Given instruction> Copy out the lines that have "with" in them.

** START Extracted data **

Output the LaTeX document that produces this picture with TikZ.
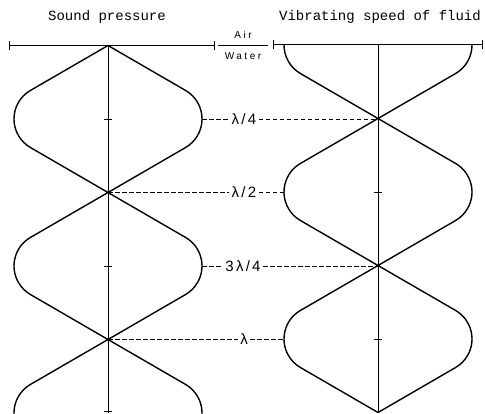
\documentclass[tikz,border=0pt]{standalone}
\usepackage{fontspec}
\setmainfont{Liberation Serif}
\newfontfamily\titlefont{Liberation Mono}
\newfontfamily\lblfont[LetterSpace=15]{Liberation Sans}
\newfontfamily\smallfont[LetterSpace=25]{Liberation Sans}
\begin{document}
\begin{tikzpicture}[x=1pt,y=1pt,
  wave/.style={line width=1.4pt, line join=round},
  axis/.style={line width=1pt},
  guide/.style={dash pattern=on 4.5pt off 2.5pt, line width=1.2pt},
  lbl/.style={font=\lblfont\fontsize{15}{15}\selectfont, inner sep=2.5pt},
  ttl/.style={font=\titlefont\fontsize{14}{14}\selectfont, inner sep=0pt},
  sml/.style={font=\smallfont\fontsize{10}{10}\selectfont, inner sep=0pt}]
\useasboundingbox (0,0) rectangle (485,-413);
% key points
\coordinate (L0) at (108,-45.5);
\coordinate (L1) at (108,-192.5);
\coordinate (L2) at (108,-339.5);
\coordinate (LA1) at (202,-119.5);
\coordinate (LA2) at (202,-266.5);
\coordinate (R1) at (378,-118.5);
\coordinate (R2) at (378,-265.5);
\coordinate (R3) at (378,-412.5);
\coordinate (RA1) at (284,-192.5);
\coordinate (RA2) at (284,-339.5);
\begin{scope}
\clip (0,0) rectangle (485,-413);
% left diagram waves
\draw[wave] (L0) -- ++(-77.5,-44.9) arc[start angle=120,end angle=240,radius=33] -- (L1)
  -- ++(-77.5,-44.9) arc[start angle=120,end angle=240,radius=33] -- (L2)
  -- ++(-77.5,-44.9) arc[start angle=120,end angle=240,radius=33];
\draw[wave] (L0) -- ++(77.5,-44.9) arc[start angle=60,end angle=-60,radius=33] -- (L1)
  -- ++(77.5,-44.9) arc[start angle=60,end angle=-60,radius=33] -- (L2)
  -- ++(77.5,-44.9) arc[start angle=60,end angle=-60,radius=33];
% left axis
\draw[axis] (L0) -- (108,-413);
\foreach \y in {-119.5,-266.5,-411.5} \draw[axis] (104,\y) -- (112,\y);
\end{scope}
% right diagram waves
\draw[wave] (284,-45) arc[start angle=180,end angle=240,radius=33] -- (R1)
  -- ++(-77.5,-44.9) arc[start angle=120,end angle=240,radius=33] -- (R2)
  -- ++(-77.5,-44.9) arc[start angle=120,end angle=240,radius=33] -- (R3);
\draw[wave] (472,-45) arc[start angle=0,end angle=-60,radius=33] -- (R1)
  -- ++(77.5,-44.9) arc[start angle=60,end angle=-60,radius=33] -- (R2)
  -- ++(77.5,-44.9) arc[start angle=60,end angle=-60,radius=33] -- (R3);
\draw[axis] (378,-45) -- (R3);
\foreach \y in {-192.5,-339.5} \draw[axis] (374,\y) -- (382,\y);
% top bars
\draw[axis] (9,-45.5) -- (214,-45.5);
\draw[axis] (9,-41) -- (9,-50);
\draw[axis] (214,-41) -- (214,-50);
\draw[axis] (273,-44.5) -- (482,-44.5);
\draw[axis] (273,-40) -- (273,-49);
\draw[axis] (482,-40) -- (482,-49);
\draw[line width=0.9pt] (218,-45.5) -- (268,-45.5);
\node[sml] (air) at (243,-35) {Air};
\node[sml] (water) at (243,-56) {Water};
% titles
\node[ttl] (t1) at (107,-17) {Sound pressure};
\node[ttl] (t2) at (380,-17) {Vibrating speed of fluid};
% labels and guides
\node[lbl] (q1) at (244,-119.5) {λ/4};
\node[lbl] (q2) at (244,-192.5) {λ/2};
\node[lbl] (q3) at (243,-266.5) {3λ/4};
\node[lbl] (q4) at (244,-339.5) {λ};
\draw[guide] (LA1) -- (q1.west);
\draw[guide] (q1.east) -- (R1 |- q1.east);
\draw[guide] (L1) -- (q2.west);
\draw[guide] (q2.east) -- (RA1);
\draw[guide] (LA2) -- (q3.west);
\draw[guide] (q3.east) -- (R2 |- q3.east);
\draw[guide] (L2) -- (q4.west);
\draw[guide] (q4.east) -- (RA2);
\end{tikzpicture}
\end{document}
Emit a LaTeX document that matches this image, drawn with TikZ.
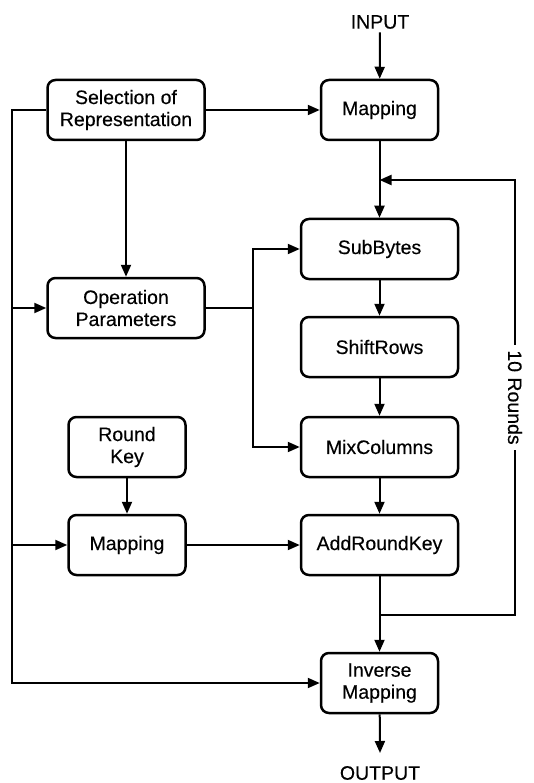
\documentclass[tikz,border=0pt]{standalone}
\usepackage{fontspec}
\setmainfont{Liberation Sans}[FakeBold=0.3]
\usetikzlibrary{arrows.meta,positioning}

\tikzset{
	block/.style={draw, line width=2.5pt, rounded corners=8pt, align=center, minimum height=60pt, inner sep=2pt},
	wideblock/.style={block, minimum width=157pt},
	midblock/.style={block, minimum width=117pt},
	flow/.style={line width=2pt, -{Triangle[length=12pt,width=10pt]}},
	wire/.style={line width=2pt},
}

\begin{document}
\begin{tikzpicture}[x=1pt,y=-1pt,font=\fontsize{19.5}{22}\selectfont]
	\path[use as bounding box] (0,0) rectangle (533,783);

	% right column
	\node (input) at (380,22) {INPUT};
	\node[midblock] (map) at (379.5,110) {Mapping};
	\node[wideblock] (subb) at (379.5,249) {SubBytes};
	\node[wideblock] (shift) at (379.5,347) {ShiftRows};
	\node[wideblock] (mix) at (379.5,447) {MixColumns};
	\node[wideblock] (ark) at (379.5,545) {AddRoundKey};
	\node[midblock] (inv) at (379.5,683) {Inverse\\Mapping};
	\node (output) at (380,773) {OUTPUT};

	% left column
	\node[wideblock] (sel) at (126,110) {Selection of\\Representation};
	\node[wideblock] (op) at (126,308) {Operation\\Parameters};
	\node[midblock] (rkey) at (127,447) {Round\\Key};
	\node[midblock] (map2) at (127,545) {Mapping};

	% helper points
	\coordinate (left) at (12,110);
	\coordinate (split) at (253,308);
	\coordinate (join) at (379.5,180);
	\coordinate (loop) at (379.5,615);
	\coordinate (back) at (515,615);
	\coordinate (outend) at (380,753);

	% main path
	\draw[flow] (input) -- (map);
	\draw[wire] (map) -- (join);
	\draw[flow] (join) -- (subb);
	\draw[flow] (subb) -- (shift);
	\draw[flow] (shift) -- (mix);
	\draw[flow] (mix) -- (ark);
	\draw[flow] (ark) -- (inv);
	\draw[flow] (inv) -- (outend);

	% rounds loop
	\draw[flow] (loop) -- (back) -- node[fill=white, rotate=-90, inner sep=5pt] {10 Rounds} (back |- join) -- (join);

	% representation and parameters
	\draw[flow] (sel) -- (map);
	\draw[flow] (sel) -- (op);
	\draw[flow] (sel.west) -- (left) |- (inv.west);
	\draw[flow] (left |- op) -- (op);
	\draw[flow] (left |- map2) -- (map2);
	\draw[wire] (op) -- (split);
	\draw[flow] (split) |- (subb.west);
	\draw[flow] (split) |- (mix.west);

	% round key
	\draw[flow] (rkey) -- (map2);
	\draw[flow] (map2) -- (ark);
\end{tikzpicture}
\end{document}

** END Extracted data **

Reply to the task>
Output the LaTeX document that produces this picture with TikZ.
Emit a LaTeX document that matches this image, drawn with TikZ.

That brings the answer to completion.